IN THE BOOTH - Jana and I take a moment before our 2003 GDC signing to snap a picture with one of our editors, Emi Smith. She and our developmental editor Kelly Talbot (not pictured) were both instrumental in helping us get S&C to market.
In 2002, the buyout of Prima Tech by Thompson Learning - the largest educational publisher in the world at the time - dramatically expanded the opportunities for Swords & Circuitry to reach new audiences. With more and more career colleges offering degree programs in game development, Thompson found a gold mine in Prima Tech’s existing line of books. Before any work could be formally offered as a textbook, however, authors were required to provide an associated Instructor’s Resource Kit, aka an IRK, for use in the classroom. These kits included a course syllabus, power point presentations, test questions, and set of exercises for each chapter that could be assigned to students. Swords & Circuitry was among the first chosen for adoption as an official textbook once we submitted our IRK.
IRKed - Our PowerPoint presentations for Swords & Circuitry were a little more elaborate than most as we pushed the multimedia capabilities of the platform as far as we could.

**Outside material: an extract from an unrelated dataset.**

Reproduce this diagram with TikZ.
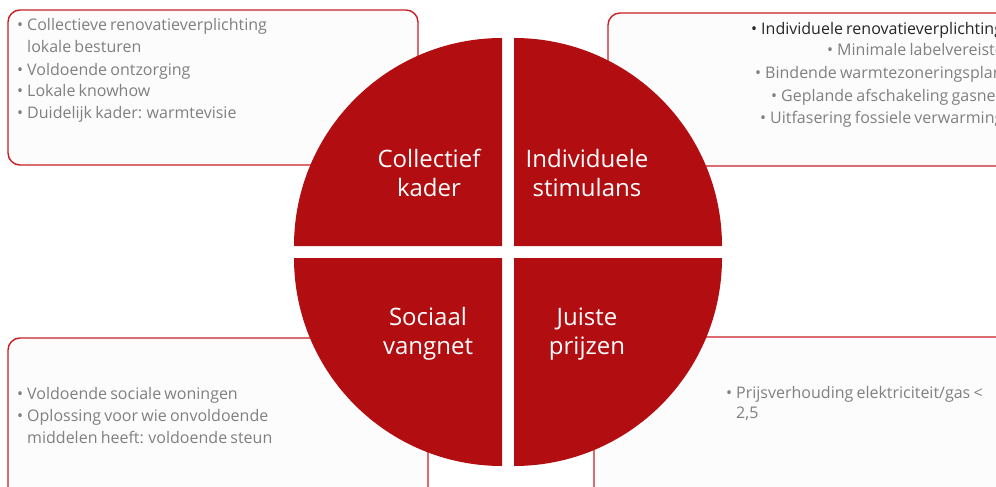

They took nearly as much work to create as writing the book in the first place, and actually even contained some material that hadn’t been presented in S&C itself. These kits were only ever made available to colleges that formally adopted S&C as a textbook.
Swords & Circuitry ended up being quite successful in classrooms and popular with teachers who appreciated its accessibility and cross-disciplinary approach. On several occasions we were invited to serve as guest lecturers and enjoyed the opportunity to talk directly to students about the challenges and joys of role-playing game design.

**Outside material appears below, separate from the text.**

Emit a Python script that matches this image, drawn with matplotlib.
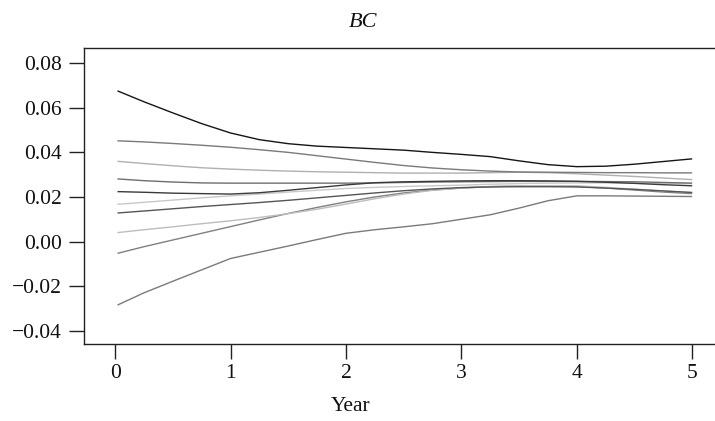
import matplotlib
matplotlib.use("Agg")
import matplotlib.pyplot as plt

plt.rcParams['font.family'] = ['Liberation Serif', 'DejaVu Serif']

years = [0.02, 0.25, 0.5, 0.75, 1.0, 1.25, 1.5, 1.75, 2.0, 2.25, 2.5,
         2.75, 3.0, 3.25, 3.5, 3.75, 4.0, 4.25, 4.5, 4.75, 5.0]

s_a = [0.0676, 0.0627, 0.0577, 0.0529, 0.0487, 0.0457, 0.0439, 0.0428, 0.0422, 0.0416, 0.0410,
       0.0400, 0.0391, 0.0381, 0.0362, 0.0345, 0.0336, 0.0338, 0.0347, 0.0359, 0.0371]
s_b = [0.0452, 0.0447, 0.0440, 0.0432, 0.0423, 0.0412, 0.0400, 0.0385, 0.0370, 0.0355, 0.0341,
       0.0330, 0.0322, 0.0316, 0.0312, 0.0311, 0.0310, 0.0309, 0.0309, 0.0308, 0.0308]
s_c = [0.0360, 0.0350, 0.0340, 0.0331, 0.0325, 0.0320, 0.0316, 0.0313, 0.0311, 0.0309, 0.0307,
       0.0307, 0.0307, 0.0309, 0.0311, 0.0309, 0.0304, 0.0298, 0.0292, 0.0285, 0.0278]
s_d = [0.0281, 0.0273, 0.0267, 0.0263, 0.0262, 0.0262, 0.0262, 0.0262, 0.0262, 0.0263, 0.0265,
       0.0267, 0.0268, 0.0269, 0.0270, 0.0270, 0.0270, 0.0269, 0.0268, 0.0265, 0.0262]
s_e = [0.0224, 0.0221, 0.0217, 0.0215, 0.0213, 0.0219, 0.0230, 0.0242, 0.0254, 0.0264, 0.0268,
       0.0270, 0.0272, 0.0273, 0.0273, 0.0272, 0.0270, 0.0266, 0.0261, 0.0255, 0.0250]
s_f = [0.0167, 0.0176, 0.0186, 0.0196, 0.0205, 0.0213, 0.0222, 0.0230, 0.0238, 0.0243, 0.0247,
       0.0250, 0.0253, 0.0257, 0.0260, 0.0262, 0.0263, 0.0263, 0.0262, 0.0261, 0.0260]
s_g = [0.0128, 0.0137, 0.0147, 0.0157, 0.0166, 0.0175, 0.0185, 0.0196, 0.0207, 0.0218, 0.0228,
       0.0236, 0.0242, 0.0245, 0.0246, 0.0246, 0.0245, 0.0240, 0.0234, 0.0227, 0.0220]
s_h = [0.0040, 0.0053, 0.0066, 0.0080, 0.0093, 0.0108, 0.0125, 0.0145, 0.0168, 0.0192, 0.0213,
       0.0230, 0.0240, 0.0247, 0.0250, 0.0251, 0.0250, 0.0243, 0.0235, 0.0227, 0.0220]
s_i = [-0.0053, -0.0023, 0.0007, 0.0037, 0.0067, 0.0097, 0.0126, 0.0153, 0.0178, 0.0200, 0.0218,
       0.0231, 0.0240, 0.0246, 0.0249, 0.0249, 0.0247, 0.0240, 0.0231, 0.0222, 0.0215]
s_j = [-0.0285, -0.0230, -0.0178, -0.0127, -0.0076, -0.0048, -0.0020, 0.0009, 0.0037, 0.0053, 0.0066,
       0.0080, 0.0100, 0.0120, 0.0150, 0.0183, 0.0205, 0.0205, 0.0204, 0.0203, 0.0202]

series = [s_j, s_i, s_h, s_g, s_f, s_d, s_c, s_b, s_e, s_a]
colors = ['#7a7a7a', '#808080', '#bdbdbd', '#555555', '#c8c8c8',
          '#6e6e6e', '#b0b0b0', '#7a7a7a', '#3a3a3a', '#151515']

xticks = [0, 1, 2, 3, 4, 5]
yticks = [-0.04, -0.02, 0.00, 0.02, 0.04, 0.06, 0.08]
ytick_labels = ['\u22120.04', '\u22120.02', '0.00', '0.02', '0.04', '0.06', '0.08']

fig = plt.figure(figsize=(7.15, 4.21), dpi=100)
ax = fig.add_axes([0.1175, 0.1822, 0.899, 0.7031])

for vals, col in zip(series, colors):
    ax.plot(years, vals, color=col, lw=1.0, solid_capstyle='butt')

ax.set_xlim(-0.27, 5.30)
ax.set_ylim(-0.0461, 0.0867)
ax.set_xticks(xticks)
ax.set_xticklabels([str(t) for t in xticks])
ax.set_yticks(yticks)
ax.set_yticklabels(ytick_labels)
ax.tick_params(direction='out', length=10.5, width=1.0, labelsize=15.5,
               color='#222222', labelcolor='#111111')
ax.tick_params(axis='y', pad=5.5)
ax.tick_params(axis='x', pad=3.5)
for side in ['left', 'top', 'bottom']:
    ax.spines[side].set_linewidth(1.0)
    ax.spines[side].set_color('#222222')
ax.spines['right'].set_visible(False)

ax.set_xlabel('Year', fontsize=15.5, color='#111111')
ax.xaxis.set_label_coords(0.4154, -0.178)

fig.text(363 / 715, 1 - 27 / 421, 'BC', fontsize=16, style='italic',
         ha='center', va='baseline', color='#111111')

fig.savefig('out.png', dpi=100)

WESTWOOD HO! - One of our favorite places to guest lecture was at the Westwood College of Technology in Anaheim, California. While students were eager to explore ideas expressed in the book, they also seemed to enjoy hearing some of my personal anecdotes about working in the industry.

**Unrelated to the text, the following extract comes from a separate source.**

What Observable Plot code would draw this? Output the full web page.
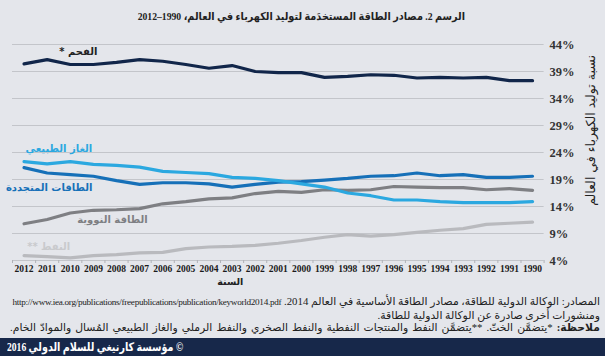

In the years since its publication, Swords & Circuitry has become something of a collector’s item. While Jana and I have occasionally discussed an updated edition, the state of the industry has changed so much that a Swords & Circuitry II would be a very different publication requiring a herculean amount of work to bring up to date. Nonetheless, we are both gratified by the number of developers working on big titles today who have told us that they keep S&C close at hand, and refer to it frequently for inspiration. We’re also amazed that Swords & Circuitry is cited in no less than thirty-seven different academic papers which suggests that perhaps - just perhaps - we had something to say that wasn’t entirely nonsense. It’s gratifying and it’s humbling, and we’re glad that we’ve contributed a tool that designers find useful.
I like your title!
No, seriously, I need to read your book. I'm glad to hear the backstory of how it all came to be, and just how much it meant to those jn the industry that use it as inspo. I loved reading this!